Logan Library is a public library in Logan, Utah. It serves the 50,000 citizens of Logan with a collection of about 200,000 informational and recreational items, more than 500 events each year for people for all ages, five public meeting rooms, free wireless Internet access, and computers (desktop, laptop, and tablets for in-house use).

Collection
The Logan Library maintains collections of popular materials in fiction, nonfiction, children's, young adult, large print, magazines, Spanish, graphic novels, and audiovisual materials (DVDs, CDs, etc.) of many formats.

In addition to the popular collections, the library maintains its Virginia Hansen Special Collections Room composed of local history items, the remnant of the Everton Genealogy Collection plus other genealogy helping aids, and the library's collection of bound periodicals.

Programs & Activities
The library provides more than 500 free programs throughout the year which are popular with community members of all ages. These include summer reading programs with prizes and activities, regular story times, afterschool programs, film showings every Monday evening, monthly family game nights, informational classes, an annual community fair featuring local nonprofit organizations, an annual writers conference, an art wall featuring local visual artists, and Helicon West, a longstanding literary open mic event with featured readers.

Management Structure
Under Utah state statute, Logan Library is governed by a board of trustees consisting of seven members drawn from the community and approved by the mayor. The board meets on a monthly basis. The day-to-day operations of the library are managed by the board-chosen director and a staff of nine librarians, 14 circulation staff, four pages, one custodian, and a small group of dedicated volunteers.

Funding
The Logan Library is funded by a dedicated property tax and therefore prospective cards holders must prove Logan residency, or business or property ownership, before circulation privileges are granted. Anyone living outside Logan may purchase a library card for an annual fee of $163.00 per household.

History
Logan Library traces its history to the library which was formally established by Logan City on April 18, 1916. The library's collection consisted of the donated libraries of St. John's Episcopal Church (1,200+ titles) and the LDS Mutual Improvement Association in Logan. In October 1920, the library came under the direction of Cache County, in accordance with Utah House Bill 97. County and city each agreed to pay half the operating costs. The new Cache County Library was housed in a rental property, later nicknamed "The Dungeon." A new library building was erected at 90 North 100 East in Logan in 1932. This building still stands.

For the next 25 years, Cache County Library grew and expanded. Local businesses and individual members of the community donated cash, books, and furniture. The library had a large and popular genealogy collection, a space used as headquarters for the local Boy Scouts, and hosted art shows and concerts.  The building and its contents became a source of pride for Cache County citizens. Unfortunately, after a few years, problems with the structure itself were evident: the roof leaked, there were issues with the boiler, and the lighting was considered inadequate.  Most of these problems were handled in temporary fashion until funds could be procured for more permanent solutions.
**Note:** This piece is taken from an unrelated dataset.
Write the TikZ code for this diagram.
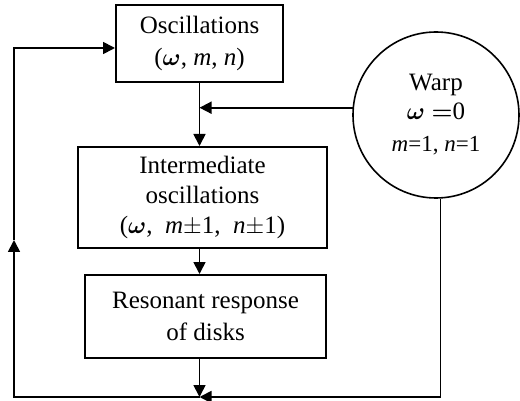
\documentclass[tikz,border=0pt]{standalone}
\usepackage{amsmath}
\usepackage{fontspec}
\setmainfont{Liberation Serif}
\usetikzlibrary{arrows.meta,positioning}

\begin{document}
\begin{tikzpicture}
  [x=0.5pt,y=-0.5pt,
   every node/.style={font=\fontsize{12.5}{15}\selectfont,align=center},
   blk/.style={draw,rectangle,line width=1pt,inner sep=0pt},
   flow/.style={line width=0.85pt,-{Triangle[length=6pt,width=6pt]}}]
  \useasboundingbox (0,0) rectangle (520,401);

  \node[blk,minimum width=83.5pt,minimum height=38.5pt] (osc) at (199.5,43.5)
    {Oscillations\\[1pt]($\boldsymbol{\omega}$, \textit{m}, \textit{n})};
  \node[blk,minimum width=124.5pt,minimum height=50.5pt] (inter) at (202.5,197.5)
    {Intermediate\\oscillations\\($\boldsymbol{\omega}$,~ \textit{m}$\pm$1,~ \textit{n}$\pm$1)};
  \node[blk,minimum width=120.5pt,minimum height=41.5pt,
        font=\fontsize{12.5}{16}\selectfont] (reson) at (205.5,316.5)
    {Resonant response\\of disks};
  \node[draw,circle,line width=0.8pt,inner sep=0pt,minimum size=83pt,
        font=\fontsize{12.5}{14.5}\selectfont] (warp) at (436,115)
    {Warp\\$\boldsymbol{\omega}\boldsymbol{=}$0\\[1.5pt]{\fontsize{11.5}{14}\selectfont\textit{m}=1, \textit{n}=1}};

  \coordinate (jw) at (osc.south |- warp.175);
  \coordinate (jb) at (199.5,397);
  \coordinate (bl) at (14,397);
  \coordinate (lm) at (14,240);
  \coordinate (tl) at (14,48);

  \draw[flow] (osc.south) -- (osc.south |- inter.north);
  \draw[flow] (warp.175) -- (jw);
  \draw[flow] (osc.south |- inter.south) -- (osc.south |- reson.north);
  \draw[flow] (osc.south |- reson.south) -- (jb);
  \draw[flow] (warp.-87) |- (jb);
  \draw[flow] (jb) -- (bl) -- (lm);
  \draw[flow] (lm) -- (tl) -- (osc.west |- tl);

\end{tikzpicture}
\end{document}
In the 1960s, the library board met infrequently, calls for expanded service to County citizens in the form of a bookmobile were rejected, arguments erupted among the many groups using the library building (including the ever more powerful genealogy librarian), the need for building improvements was recognized but little action was taken, individual monetary gifts to the library began to decrease, and (for several years) the library recorded budget deficits. The library's director for much of this time (1940s to the 1970s) was Miss Virginia Hansen.

In the 1970s, Cache County leaders indicated that they were interested in divesting themselves of the library and, in 1976, after many contentious debates about the future (including the discussion of a possible county-wide library system), Cache County sold its half of the library back to Logan City, recreating the Logan Library.

In 1981, Mr. Ronald Jenkins was hired as director and, five years later, the Logan Library moved into its current location at 255 North Main (a remodeled Sears department store) in a dual-use arrangement with the city offices. During his directorship, the library expanded greatly in the quality and quantity of both its collection and services.

In 2009, the Library was given the use of its entire building when the city offices moved into a new building.

In 2011, Jenkins retired after 30 years as the library's director, having become the longest-serving library director in Utah. Robert Shupe, former Director of the Mohave County Library District, was hired as the new Director.

In December 2012, the library reached a milestone event having checked out over 1 million items during the previous year.

In 2017, Karen Clark, a 20-year employee of the library, was hired as director.

On February 14, 2022, the library building at 255 North Main Street was demolished and is currently in the process of being rebuilt at the same location. The library materials are still available on a limited capacity at the Logan City Service Center at 950 West 600 North.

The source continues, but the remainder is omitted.